Words inside phrases and capitalized words are not stem-expanded. Wildcards may be used anywhere inside a term. Specifying a wild-card on the left of a term can produce a very slow search (or even an incorrect one if the expansion is truncated because of excessive size). Also see More about wildcards.
The document filters used while indexing have the possibility to create other fields with arbitrary names, and aliases may be defined in the configuration, so that the exact field search possibilities may be different for you if someone took care of the customisation.
All words entered in Recoll search fields will be processed for wildcard expansion before the request is finally executed.

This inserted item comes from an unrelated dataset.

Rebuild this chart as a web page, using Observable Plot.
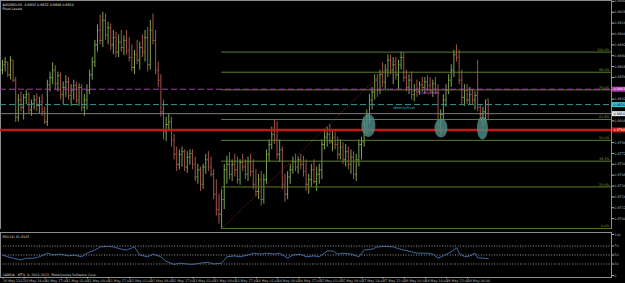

The wildcard characters are:
* which matches 0 or more characters.
? which matches a single character.
[] which allow defining sets of characters to be matched (ex: [abc] matches a single character which may be 'a' or 'b' or 'c', [0-9] matches any number.
You should be aware of a few things before using wildcards.

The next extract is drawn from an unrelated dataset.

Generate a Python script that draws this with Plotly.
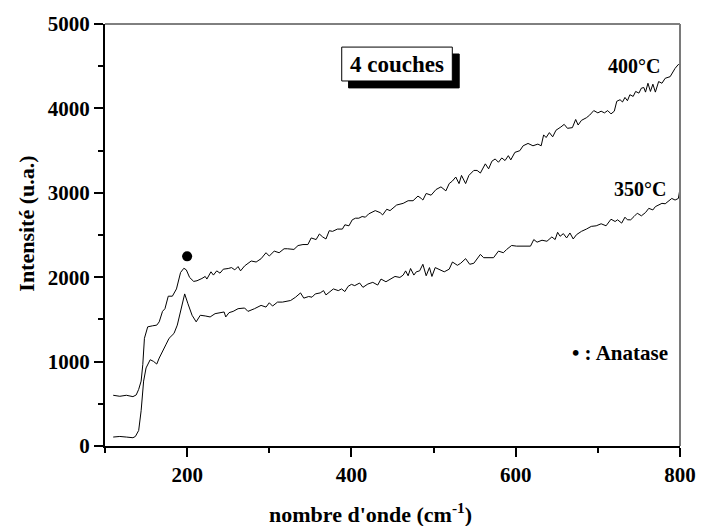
import plotly.graph_objects as go

# ---- data ----
x_400 = [110,118,126,134,138,141,144,146,148,152,158,163,166,170,173,177,182,187,192,196,
         199,203,208,212,218,222,224,229,232,236,240,244,250,254,258,262,265,270,278,284,
         290,296,300,306,312,318,
         322,330,335,341,347,351,357,361,365,369,373,377,383,389,392,397,401,405,409,413,
         417,421,429,435,438,443,447,455,463,469,475,481,485,487,491,497,503,509,515,519,
         523,527,531,534,539,543,549,
         553,557,561,563,567,571,575,579,583,587,591,594,599,605,609,615,621,627,631,634,
         637,641,645,649,655,659,663,669,673,676,680,686,690,695,700,704,708,712,716,720,
         723,727,730,733,736,739,743,746,750,753,756,758,761,764,767,770,774,778,782,788,
         794,798,800]
y_400 = [601,589,601,585,605,671,769,964,1276,1412,1424,1432,1471,1595,1627,1775,1775,1861,2056,2106,
         2087,1997,1950,1958,1985,2009,1978,2064,2025,2075,2048,2095,2103,2114,2087,2126,2075,2134,2192,2180,
         2219,2290,2251,2309,2290,2337,
         2337,2329,2375,2387,2387,2465,2446,2512,2477,2453,2551,2543,2570,2570,2621,2609,2680,2699,2699,2719,
         2711,2750,2789,2765,2738,2805,2789,2855,2875,2906,2906,2961,2933,2914,2992,2972,3039,3070,3023,3109,
         3140,3187,3109,3206,3109,3206,3265,
         3265,3234,3296,3343,3284,3374,3401,3362,3413,3382,3440,3390,3479,3499,3557,3585,3557,3577,3557,3686,
         3655,3713,3663,3741,3780,3811,3764,3772,3869,3803,3858,3889,3920,3974,3947,3967,3947,3974,3935,3967,
         4084,4103,4076,4130,4091,4162,4142,4201,4181,4240,4247,4193,4298,4201,4287,4193,4318,4298,4357,4376,
         4474,4521,4505]

x_350 = [110,118,126,134,137,141,144,147,150,155,159,163,166,170,174,178,184,188,192,195,
         197,201,206,211,216,222,228,234,240,245,247,251,256,262,270,274,282,290,296,300,
         304,310,316,
         322,326,332,338,342,348,352,356,362,366,369,374,378,384,388,392,396,400,404,410,
         414,420,426,432,436,442,448,453,459,463,466,469,472,476,479,483,487,491,495,498,
         502,507,513,519,523,529,533,539,544,549,553,557,561,
         565,573,579,585,589,595,601,609,618,622,626,632,638,644,648,651,654,658,662,666,
         670,674,680,686,692,698,704,710,716,721,724,729,733,736,740,744,748,753,758,762,
         767,770,774,778,782,786,790,794,798,800]
y_350 = [106,113,106,98,113,184,418,769,925,1022,1003,971,1042,1128,1198,1276,1334,1432,1588,1724,
         1802,1685,1549,1471,1549,1541,1529,1568,1580,1588,1529,1580,1595,1627,1635,1595,1627,1666,1646,1697,
         1658,1705,1705,
         1713,1724,1763,1814,1752,1771,1763,1802,1814,1841,1790,1830,1861,1841,1861,1830,1892,1915,1900,1931,
         1880,1919,1939,1907,1978,1946,1978,2009,1997,2025,2075,2017,2103,2025,2064,2075,2153,2017,2114,2009,
         2114,2087,2064,2095,2180,2141,2165,2220,2153,2165,2212,2270,2231,
         2231,2231,2309,2290,2329,2376,2368,2368,2368,2446,2415,2438,2426,2477,2446,2532,2485,2516,2465,2524,
         2453,2504,2543,2570,2602,2609,2633,2609,2687,2660,2680,2641,2711,2680,2680,2719,2758,2727,2766,2816,
         2797,2836,2855,2875,2870,2900,2933,2914,2933,3050]

anatase_x = [200]
anatase_y = [2247]

x_ticks = [200, 400, 600, 800]
y_ticks = [0, 1000, 2000, 3000, 4000, 5000]

FONT = "Liberation Serif, Times New Roman, serif"

fig = go.Figure()
fig.add_trace(go.Scatter(x=x_400, y=y_400, mode="lines",
                         line=dict(color="black", width=1), name="400°C"))
fig.add_trace(go.Scatter(x=x_350, y=y_350, mode="lines",
                         line=dict(color="black", width=1), name="350°C"))
fig.add_trace(go.Scatter(x=anatase_x, y=anatase_y, mode="markers",
                         marker=dict(color="black", size=10), name="Anatase"))

axis_common = dict(
    showgrid=False, zeroline=False, showline=True, linecolor="black", linewidth=2,
    ticks="outside", tickcolor="black", tickwidth=2, ticklen=9,
    tickfont=dict(family=FONT, size=21, color="black", weight="bold"),
    mirror=False,
)
fig.update_xaxes(range=[100, 800], tickvals=x_ticks, ticktext=[str(v) for v in x_ticks],
                 minor=dict(dtick=100, tick0=0, ticks="outside", ticklen=5, tickwidth=2, tickcolor="black"),
                 **axis_common)
fig.update_yaxes(range=[0, 5000], tickvals=y_ticks, ticktext=[str(v) for v in y_ticks],
                 minor=dict(dtick=500, tick0=0, ticks="outside", ticklen=5, tickwidth=2, tickcolor="black"),
                 **axis_common)

shapes = [
    # top border
    dict(type="line", xref="paper", yref="paper", x0=0, x1=1, y0=1, y1=1,
         line=dict(color="black", width=1)),
    # right border
    dict(type="line", xref="paper", yref="paper", x0=1, x1=1, y0=0, y1=1,
         line=dict(color="#7a7a7a", width=2)),
    # shadow of the label box
    dict(type="rect", xref="paper", yref="paper", x0=0.4236, x1=0.616, y0=0.8486, y1=0.9289,
         fillcolor="black", line=dict(color="black", width=1)),
    # label box
    dict(type="rect", xref="paper", yref="paper", x0=0.4117, x1=0.604, y0=0.865, y1=0.9453,
         fillcolor="white", line=dict(color="black", width=1)),
]

def ann(text, x, y, size=20, xanchor="center", textangle=0):
    return dict(text=text, x=x, y=y, xref="paper", yref="paper", showarrow=False,
                xanchor=xanchor, yanchor="middle", textangle=textangle,
                font=dict(family=FONT, size=size, color="black", weight="bold"))

annotations = [
    ann("4 couches", 0.508, 0.905, size=23),
    ann("400°C", 0.9197, 0.900, size=20),
    ann("350°C", 0.931, 0.6095, size=20),
    ann("• : Anatase", 0.808, 0.22, size=21, xanchor="left"),
    ann("nombre d'onde (cm<sup>-1</sup>)", 0.462, -0.158, size=22),
    ann("Intensité (u.a.)", -0.138, 0.526, size=22, textangle=-90),
]

fig.update_layout(
    width=708, height=526,
    margin=dict(l=105, r=18, t=18, b=80),
    paper_bgcolor="white", plot_bgcolor="white",
    showlegend=False,
    shapes=shapes, annotations=annotations,
    font=dict(family=FONT, color="black"),
)

fig.write_html("out.html",
               config={"displayModeBar": False},
               post_script="document.body.style.margin='0';document.body.style.overflow='hidden';")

Using a wildcard character at the beginning of a word can make for a slow search because Recoll will have to scan the whole index term list to find the matches.
Using a * at the end of a word can produce more matches than you would think, and strange search results. You can use the term explorer tool to check what completions exist for a given term. You can also see exactly what search was performed by clicking on the link at the top of the result list. In general, for natural language terms, stem expansion will produce better results than an ending * (stem expansion is turned off when any wildcard character appears in the term).